The Halfway Point
I’ve got the drive from Kansas City to Quitman down pat. From Kansas to Texas in a day behind the wheel. Give or take a few klicks, it’s 475 miles and I figure I’ll get an exact measurement on my next trip. In fact, I’ll check my exact mileage on the way down and stay alert to find the exact mid-point on my way back … something to kill time and mark distance. Something for the brain to do while my butt goes numb. Like watching for the odometer to roll over from five nines to a one and five zeroes … something I missed on last my drive to Texas. Who knows? Maybe numbness traveled up my spinal cord all the way to my aforementioned brain.
My dad marvels that I can do the trip with no apparent after-effects. I’ve learned not to mention the soreness in my after-effect because he doesn’t need me pointing out the obvious and that kind of comment makes my mother frown in the manner I’ve known my whole life. No one cares about my after-effect so I stay mum about my bum.
Some wonder why I drive in lieu of flying. Normal people fly places and to spend a whole day behind the wheel seems like a poorly thought out plan. Here’s my reasoning: I’m already an hour from my own airport and by the time I pad the time needed to board the plane to jump through all the security hoops at the airport and stand in the cattle lines waiting to get to my seat and jockey for my allotted skimpy overhead storage, I would be almost to Oklahoma before the plane could lift off the runway. The flight’s not all that long, but then I’d have to rent a car and drive two more hours to get to my folks’ house. See what I mean, it’s one or the other and I wouldn’t save a dime or the time that would tilt flying over driving. So I drive.
It’s eight hours of driving if you don’t stop for anything other than emptying one tank and filling the other. “Making good time” is accomplished by eating a burger behind the wheel, but only when the gas tank needs filling. Neither my wife nor my kids want to do this, so of course, if they’re along, it’s a nine-hour drive.
Alone, I bring a couple of books on tape to listen to along with a mix of blues and either Clapton or Los Lonely Boys or both to add a good rhythm to the drive. I open the sunroof and turn up the sound and try not to drive faster than the troopers will allow.
Here’s the other trick I use: I don’t think of the trip as a whole, only in measured segments. Kansas City to Joplin. Joplin to Big Cabin. Big Cabin to Muskogee. Muskogee past the lake district to McAlester. The Indian Nation Turnpike where I can zoom along at 75 mph or better to Hugo and across the state line. State line to Paris. Paris to Sulphur Springs. Then the final half hour includes crossing the best bass fishing lake in Texas and into Quitman. Not much of a trick but necessary to keep the boredom from turning into despair.

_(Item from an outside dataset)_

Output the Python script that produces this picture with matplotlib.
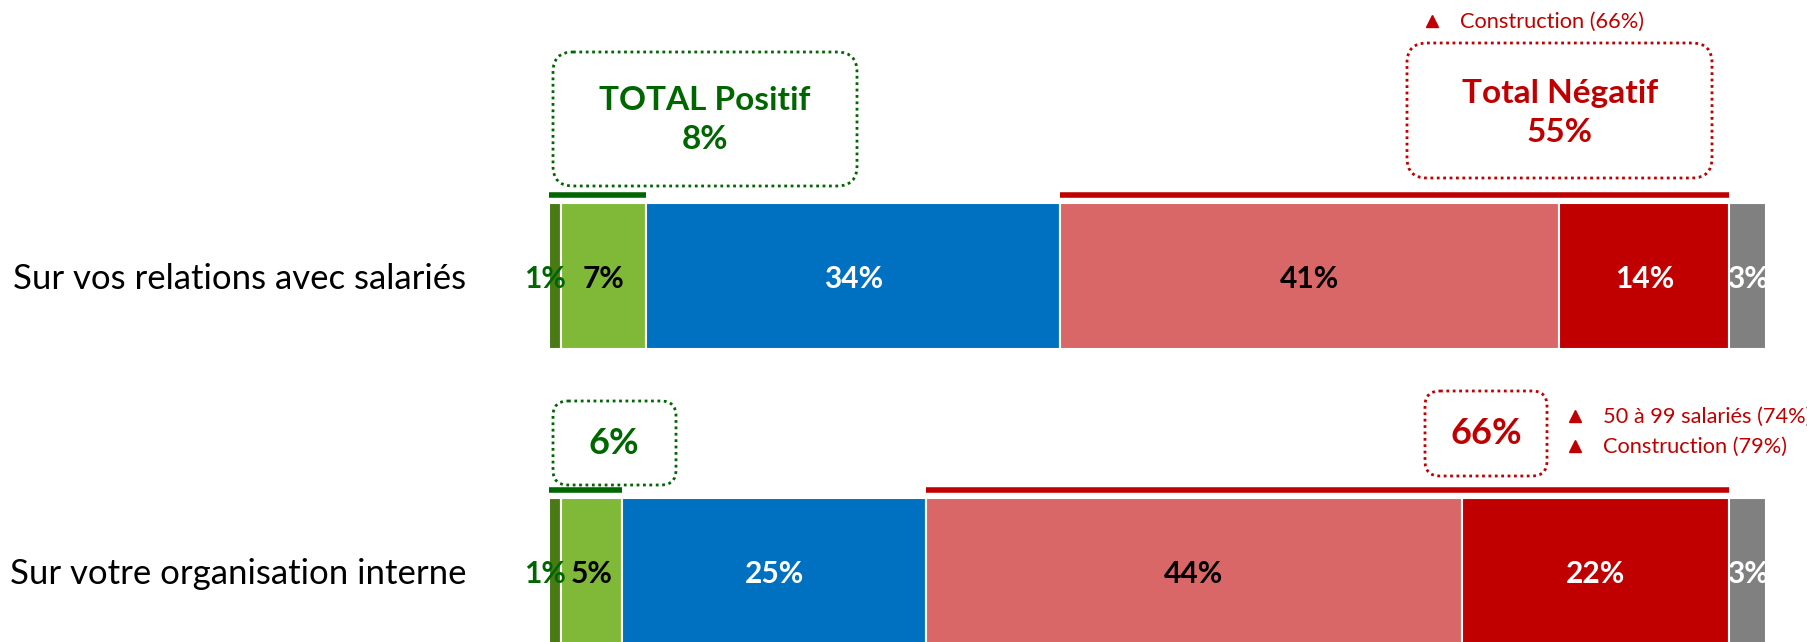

Halfway points are powerful business, don’t you know? Most of my friends would claim they’re at the halfway point in life although if we were to apply some scientific method to study this issue, we’d learn all too late that we can see the sign markers for halfway in our rearview mirrors - we just don’t know it yet.
Halfway through a semester is marked by mid-terms. Halfway through a round of golf is a driveby to the clubhouse and maybe a quick sandwich before teeing it up again on Hole Ten. Halfway through the summer is a solstice but hardly noticable to the average person.
I’m halfway through my sabbatical this week. Where did it go, this first half? Overly critical questions bubble up in my brain asking me whether I’ve done half of what I intended to do. Have I read enough? Have I written a single blessed word as I said I would? Have I rested enough? If this is halfway in time, but not halfway in accomplishment, what rest will there be in the last six and a half weeks?
In my readings, I’ve learned there is a whole rich field of psychology dealing with halfway points. Mostly in life, careers, and family. Almost all of it is fought in the soul and in the brain.
Here’s my promise … I won’t vow I’ll get all the things done I claimed I’d do. Sabbaticals are about breaking free, not about producing more “things.” If I write, I write. If I read book after book after book, so be it. If I study all I said I’d like to study, put a big gold star after my name and pat me on the head.
In the language of the sabbath woven into the heart of a sabbatical, there’s no shame in slowing down to rest and recharge. Sabbaticals aren’t really about any of those things, they’re about rekindling the fire. That’s what I will pay attention to in these less-than-seven weeks ahead.